Many employees fear they need to always look busy, even if they are taking a short break or silently thinking through a work issue.
Workers feel the pressure to look busy even if they are faking it. This pressure to look busy is not the answer to corporate performance.
The corporate world tries to create mindless employees who simply follow rules and the status-quo. Looking busy is better than innovating their way to the top.
That’s why companies like Google, SAS and Zappos are extremely successful; employees are allowed to enjoy life while they work and do not fear losing their jobs.
Here are five possible examples where employees could be developing the next business break-through, yet don’t look busy, according to our outdated cubicle-dwelling mindset.
A marketing manager of a small manufacturing firm is drinking coffee at the local Starbucks and writes a marketing plan outline on a napkin. The company later goes international and is wildly successful, thanks to quiet time at Starbucks.
The purchasing agent of a paper mill is trying to save costs and takes time to go eat lunch at a park and watch birds finding worms, building nests and small children playing with their parents nearby. He develops a simple solution while in the midst of nature. His picnic inspired idea proves to be successful and saves the company millions of dollars.
In the middle of a weekday afternoon, the human resource director takes two fellow employees to a documentary movie about the new world of work. They are watching the documentary, eating popcorn and drinking Coca-cola. Doesn’t look like work. But the outing turned into a serious planning session on preparing the company for the workforce of the future.

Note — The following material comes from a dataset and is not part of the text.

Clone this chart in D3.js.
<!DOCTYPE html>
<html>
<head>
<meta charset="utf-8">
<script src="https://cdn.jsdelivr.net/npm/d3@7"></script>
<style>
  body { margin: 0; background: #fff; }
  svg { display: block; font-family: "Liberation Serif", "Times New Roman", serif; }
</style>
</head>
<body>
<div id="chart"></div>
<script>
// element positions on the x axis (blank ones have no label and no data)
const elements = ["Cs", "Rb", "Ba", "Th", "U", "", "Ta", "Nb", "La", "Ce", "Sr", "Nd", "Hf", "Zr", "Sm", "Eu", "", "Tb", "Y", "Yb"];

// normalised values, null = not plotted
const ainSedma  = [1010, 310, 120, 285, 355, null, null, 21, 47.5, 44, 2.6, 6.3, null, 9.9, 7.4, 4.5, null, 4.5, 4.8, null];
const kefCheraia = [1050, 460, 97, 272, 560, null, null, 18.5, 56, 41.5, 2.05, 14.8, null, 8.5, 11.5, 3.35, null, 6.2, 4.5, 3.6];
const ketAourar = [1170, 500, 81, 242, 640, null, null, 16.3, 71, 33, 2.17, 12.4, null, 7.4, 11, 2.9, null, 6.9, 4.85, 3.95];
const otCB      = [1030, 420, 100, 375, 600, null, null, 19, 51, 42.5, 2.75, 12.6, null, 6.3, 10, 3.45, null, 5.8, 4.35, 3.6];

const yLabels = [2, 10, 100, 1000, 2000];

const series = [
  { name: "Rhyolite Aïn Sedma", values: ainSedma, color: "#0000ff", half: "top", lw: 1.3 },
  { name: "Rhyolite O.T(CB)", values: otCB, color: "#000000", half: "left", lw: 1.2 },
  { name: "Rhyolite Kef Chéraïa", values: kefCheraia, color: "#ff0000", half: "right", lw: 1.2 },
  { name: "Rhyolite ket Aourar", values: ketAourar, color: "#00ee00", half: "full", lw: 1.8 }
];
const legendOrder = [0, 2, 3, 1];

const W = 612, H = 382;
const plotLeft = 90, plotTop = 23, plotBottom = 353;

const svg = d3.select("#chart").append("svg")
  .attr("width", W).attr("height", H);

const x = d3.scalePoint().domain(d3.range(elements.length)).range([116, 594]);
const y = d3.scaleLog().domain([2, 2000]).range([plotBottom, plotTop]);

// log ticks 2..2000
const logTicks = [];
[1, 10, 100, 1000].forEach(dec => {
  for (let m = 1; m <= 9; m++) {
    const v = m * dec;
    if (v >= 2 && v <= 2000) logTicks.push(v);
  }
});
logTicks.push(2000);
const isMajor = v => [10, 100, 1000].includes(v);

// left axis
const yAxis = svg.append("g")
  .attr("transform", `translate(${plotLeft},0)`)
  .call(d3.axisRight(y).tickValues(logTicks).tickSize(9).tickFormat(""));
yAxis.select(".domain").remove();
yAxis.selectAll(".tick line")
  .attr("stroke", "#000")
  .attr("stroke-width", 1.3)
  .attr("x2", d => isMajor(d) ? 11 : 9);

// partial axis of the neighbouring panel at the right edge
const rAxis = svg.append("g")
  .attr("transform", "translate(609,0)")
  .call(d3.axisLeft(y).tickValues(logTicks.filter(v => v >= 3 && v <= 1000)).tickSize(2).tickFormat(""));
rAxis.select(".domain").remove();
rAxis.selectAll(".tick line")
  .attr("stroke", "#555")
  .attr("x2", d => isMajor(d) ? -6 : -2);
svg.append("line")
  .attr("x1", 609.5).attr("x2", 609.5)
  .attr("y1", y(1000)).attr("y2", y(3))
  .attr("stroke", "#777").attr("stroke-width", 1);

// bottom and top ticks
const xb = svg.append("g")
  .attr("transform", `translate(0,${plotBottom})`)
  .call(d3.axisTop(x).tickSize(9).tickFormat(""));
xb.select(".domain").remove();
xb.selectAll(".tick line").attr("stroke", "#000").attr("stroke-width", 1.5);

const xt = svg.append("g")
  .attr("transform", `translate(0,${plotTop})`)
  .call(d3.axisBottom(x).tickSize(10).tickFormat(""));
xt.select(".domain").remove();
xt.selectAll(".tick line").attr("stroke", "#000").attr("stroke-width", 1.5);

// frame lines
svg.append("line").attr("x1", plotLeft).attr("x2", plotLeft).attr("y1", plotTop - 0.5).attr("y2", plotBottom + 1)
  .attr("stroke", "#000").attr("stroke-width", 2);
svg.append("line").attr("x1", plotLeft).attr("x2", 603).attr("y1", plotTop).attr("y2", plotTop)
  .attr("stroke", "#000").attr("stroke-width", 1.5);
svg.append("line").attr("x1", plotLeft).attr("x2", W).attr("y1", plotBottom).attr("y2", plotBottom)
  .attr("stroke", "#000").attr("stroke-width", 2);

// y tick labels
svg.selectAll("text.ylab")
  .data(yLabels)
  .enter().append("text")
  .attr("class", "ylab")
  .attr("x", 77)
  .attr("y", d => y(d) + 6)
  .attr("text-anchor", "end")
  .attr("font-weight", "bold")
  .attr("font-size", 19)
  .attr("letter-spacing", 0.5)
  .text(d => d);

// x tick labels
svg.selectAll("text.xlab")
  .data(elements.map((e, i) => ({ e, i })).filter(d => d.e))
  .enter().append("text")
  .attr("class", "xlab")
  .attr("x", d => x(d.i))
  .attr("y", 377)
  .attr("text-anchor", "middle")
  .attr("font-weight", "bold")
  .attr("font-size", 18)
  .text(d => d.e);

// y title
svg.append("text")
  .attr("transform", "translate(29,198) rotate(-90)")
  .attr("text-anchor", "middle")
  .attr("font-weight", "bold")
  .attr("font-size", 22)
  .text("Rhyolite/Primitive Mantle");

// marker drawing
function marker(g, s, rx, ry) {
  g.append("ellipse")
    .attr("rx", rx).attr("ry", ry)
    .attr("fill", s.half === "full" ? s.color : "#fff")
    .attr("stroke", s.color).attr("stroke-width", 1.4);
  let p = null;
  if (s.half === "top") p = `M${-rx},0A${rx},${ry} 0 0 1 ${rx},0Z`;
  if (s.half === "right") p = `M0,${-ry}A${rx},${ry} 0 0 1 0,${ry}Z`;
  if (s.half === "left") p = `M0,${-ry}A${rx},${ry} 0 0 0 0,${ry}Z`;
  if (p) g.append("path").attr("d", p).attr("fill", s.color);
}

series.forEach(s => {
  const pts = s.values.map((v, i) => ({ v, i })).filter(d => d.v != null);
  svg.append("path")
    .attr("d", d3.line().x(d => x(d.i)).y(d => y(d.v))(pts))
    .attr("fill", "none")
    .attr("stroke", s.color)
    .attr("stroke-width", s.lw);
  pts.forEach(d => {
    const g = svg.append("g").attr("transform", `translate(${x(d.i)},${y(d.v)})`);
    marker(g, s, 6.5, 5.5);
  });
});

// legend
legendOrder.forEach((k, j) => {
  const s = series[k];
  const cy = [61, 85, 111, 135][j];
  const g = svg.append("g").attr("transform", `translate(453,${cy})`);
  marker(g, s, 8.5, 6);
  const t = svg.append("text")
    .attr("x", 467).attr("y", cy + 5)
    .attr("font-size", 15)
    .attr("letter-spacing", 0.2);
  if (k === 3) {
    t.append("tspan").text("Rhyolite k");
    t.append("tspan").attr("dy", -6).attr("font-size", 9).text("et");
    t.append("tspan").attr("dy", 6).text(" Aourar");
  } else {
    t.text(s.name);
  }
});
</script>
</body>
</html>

A CEO instructs two rival vice presidents who run separate divisions that are always clashing and causing destructive turf wars to join professional climbers on a Friday afternoon. Their assignment? Help each other scale down from the top of a forty-five story building with ropes and other climbing equipment. Suddenly, a sincere trust develops between these once rivaling executives when they safely make it to the ground. Did that look like normal work?
The CEO of a large corporation learns how to smoke ribs and chicken and regularly helps serve over one-thousand employees during afternoon picnics. He chats and laughs with employees as they get their food and as he mingles among the crowd. Was this traditional work? No, but it led to an exponential increase in productivity, teamwork and problem-solving.
Sometimes not working is productive and working is not productive. We all know that trying to look busy is not working. Live your life and work your work.